Prompt:
Print the listing in its entirety and exactly, leaving out images.

Data provided:
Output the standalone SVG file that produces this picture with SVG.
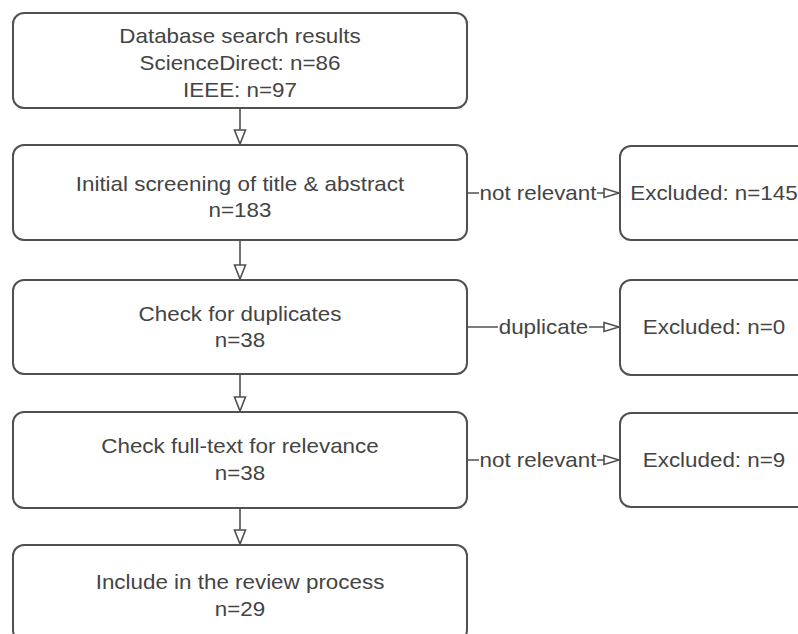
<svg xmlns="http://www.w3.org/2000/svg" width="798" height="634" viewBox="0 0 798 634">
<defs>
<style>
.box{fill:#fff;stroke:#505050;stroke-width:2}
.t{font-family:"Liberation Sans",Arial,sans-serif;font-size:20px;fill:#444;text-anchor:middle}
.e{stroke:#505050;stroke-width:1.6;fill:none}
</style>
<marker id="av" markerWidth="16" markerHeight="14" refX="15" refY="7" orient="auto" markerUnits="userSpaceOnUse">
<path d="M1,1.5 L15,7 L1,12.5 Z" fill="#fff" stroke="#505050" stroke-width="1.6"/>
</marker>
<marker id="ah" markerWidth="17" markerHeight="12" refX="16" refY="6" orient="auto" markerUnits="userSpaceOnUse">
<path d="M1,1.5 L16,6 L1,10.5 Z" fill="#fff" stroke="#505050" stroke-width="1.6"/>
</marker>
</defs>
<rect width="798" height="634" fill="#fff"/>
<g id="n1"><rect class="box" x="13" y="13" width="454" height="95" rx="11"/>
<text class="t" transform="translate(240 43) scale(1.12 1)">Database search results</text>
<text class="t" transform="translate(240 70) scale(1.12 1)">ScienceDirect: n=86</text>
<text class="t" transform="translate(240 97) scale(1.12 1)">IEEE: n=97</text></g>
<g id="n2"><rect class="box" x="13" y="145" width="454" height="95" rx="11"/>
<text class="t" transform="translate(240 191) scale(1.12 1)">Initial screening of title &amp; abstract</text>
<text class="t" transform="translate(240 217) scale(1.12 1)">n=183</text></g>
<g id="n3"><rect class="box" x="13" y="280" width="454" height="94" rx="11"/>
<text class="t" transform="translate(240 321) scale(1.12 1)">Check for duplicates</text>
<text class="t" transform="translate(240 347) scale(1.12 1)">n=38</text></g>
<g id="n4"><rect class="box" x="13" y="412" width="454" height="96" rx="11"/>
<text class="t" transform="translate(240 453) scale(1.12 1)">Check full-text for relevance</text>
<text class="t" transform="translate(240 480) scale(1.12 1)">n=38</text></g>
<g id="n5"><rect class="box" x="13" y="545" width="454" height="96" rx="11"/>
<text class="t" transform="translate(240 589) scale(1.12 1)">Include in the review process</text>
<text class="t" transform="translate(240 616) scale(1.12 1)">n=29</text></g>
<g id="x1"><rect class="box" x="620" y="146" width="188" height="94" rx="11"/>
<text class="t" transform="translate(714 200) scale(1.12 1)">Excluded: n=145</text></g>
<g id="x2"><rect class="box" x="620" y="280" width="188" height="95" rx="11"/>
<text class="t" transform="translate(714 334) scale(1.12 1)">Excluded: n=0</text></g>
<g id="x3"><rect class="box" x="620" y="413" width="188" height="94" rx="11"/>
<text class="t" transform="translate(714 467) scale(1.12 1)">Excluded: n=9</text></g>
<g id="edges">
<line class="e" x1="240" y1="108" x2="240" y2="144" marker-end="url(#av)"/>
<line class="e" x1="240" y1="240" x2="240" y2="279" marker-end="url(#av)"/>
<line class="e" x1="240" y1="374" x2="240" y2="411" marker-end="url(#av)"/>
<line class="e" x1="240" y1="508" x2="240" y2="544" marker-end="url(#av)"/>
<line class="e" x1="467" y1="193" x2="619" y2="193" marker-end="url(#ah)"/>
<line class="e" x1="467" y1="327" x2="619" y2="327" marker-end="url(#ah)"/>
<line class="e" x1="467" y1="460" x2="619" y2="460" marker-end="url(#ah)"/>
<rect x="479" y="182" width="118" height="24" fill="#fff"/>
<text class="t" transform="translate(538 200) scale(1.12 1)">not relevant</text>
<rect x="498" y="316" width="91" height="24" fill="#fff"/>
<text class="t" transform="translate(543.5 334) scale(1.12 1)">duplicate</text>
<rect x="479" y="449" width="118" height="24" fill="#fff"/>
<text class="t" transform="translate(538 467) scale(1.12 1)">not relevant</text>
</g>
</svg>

Answer:
Output the standalone SVG file that produces this picture with SVG.
<svg xmlns="http://www.w3.org/2000/svg" width="798" height="634" viewBox="0 0 798 634">
<defs>
<style>
.box{fill:#fff;stroke:#505050;stroke-width:2}
.t{font-family:"Liberation Sans",Arial,sans-serif;font-size:20px;fill:#444;text-anchor:middle}
.e{stroke:#505050;stroke-width:1.6;fill:none}
</style>
<marker id="av" markerWidth="16" markerHeight="14" refX="15" refY="7" orient="auto" markerUnits="userSpaceOnUse">
<path d="M1,1.5 L15,7 L1,12.5 Z" fill="#fff" stroke="#505050" stroke-width="1.6"/>
</marker>
<marker id="ah" markerWidth="17" markerHeight="12" refX="16" refY="6" orient="auto" markerUnits="userSpaceOnUse">
<path d="M1,1.5 L16,6 L1,10.5 Z" fill="#fff" stroke="#505050" stroke-width="1.6"/>
</marker>
</defs>
<rect width="798" height="634" fill="#fff"/>
<g id="n1"><rect class="box" x="13" y="13" width="454" height="95" rx="11"/>
<text class="t" transform="translate(240 43) scale(1.12 1)">Database search results</text>
<text class="t" transform="translate(240 70) scale(1.12 1)">ScienceDirect: n=86</text>
<text class="t" transform="translate(240 97) scale(1.12 1)">IEEE: n=97</text></g>
<g id="n2"><rect class="box" x="13" y="145" width="454" height="95" rx="11"/>
<text class="t" transform="translate(240 191) scale(1.12 1)">Initial screening of title &amp; abstract</text>
<text class="t" transform="translate(240 217) scale(1.12 1)">n=183</text></g>
<g id="n3"><rect class="box" x="13" y="280" width="454" height="94" rx="11"/>
<text class="t" transform="translate(240 321) scale(1.12 1)">Check for duplicates</text>
<text class="t" transform="translate(240 347) scale(1.12 1)">n=38</text></g>
<g id="n4"><rect class="box" x="13" y="412" width="454" height="96" rx="11"/>
<text class="t" transform="translate(240 453) scale(1.12 1)">Check full-text for relevance</text>
<text class="t" transform="translate(240 480) scale(1.12 1)">n=38</text></g>
<g id="n5"><rect class="box" x="13" y="545" width="454" height="96" rx="11"/>
<text class="t" transform="translate(240 589) scale(1.12 1)">Include in the review process</text>
<text class="t" transform="translate(240 616) scale(1.12 1)">n=29</text></g>
<g id="x1"><rect class="box" x="620" y="146" width="188" height="94" rx="11"/>
<text class="t" transform="translate(714 200) scale(1.12 1)">Excluded: n=145</text></g>
<g id="x2"><rect class="box" x="620" y="280" width="188" height="95" rx="11"/>
<text class="t" transform="translate(714 334) scale(1.12 1)">Excluded: n=0</text></g>
<g id="x3"><rect class="box" x="620" y="413" width="188" height="94" rx="11"/>
<text class="t" transform="translate(714 467) scale(1.12 1)">Excluded: n=9</text></g>
<g id="edges">
<line class="e" x1="240" y1="108" x2="240" y2="144" marker-end="url(#av)"/>
<line class="e" x1="240" y1="240" x2="240" y2="279" marker-end="url(#av)"/>
<line class="e" x1="240" y1="374" x2="240" y2="411" marker-end="url(#av)"/>
<line class="e" x1="240" y1="508" x2="240" y2="544" marker-end="url(#av)"/>
<line class="e" x1="467" y1="193" x2="619" y2="193" marker-end="url(#ah)"/>
<line class="e" x1="467" y1="327" x2="619" y2="327" marker-end="url(#ah)"/>
<line class="e" x1="467" y1="460" x2="619" y2="460" marker-end="url(#ah)"/>
<rect x="479" y="182" width="118" height="24" fill="#fff"/>
<text class="t" transform="translate(538 200) scale(1.12 1)">not relevant</text>
<rect x="498" y="316" width="91" height="24" fill="#fff"/>
<text class="t" transform="translate(543.5 334) scale(1.12 1)">duplicate</text>
<rect x="479" y="449" width="118" height="24" fill="#fff"/>
<text class="t" transform="translate(538 467) scale(1.12 1)">not relevant</text>
</g>
</svg>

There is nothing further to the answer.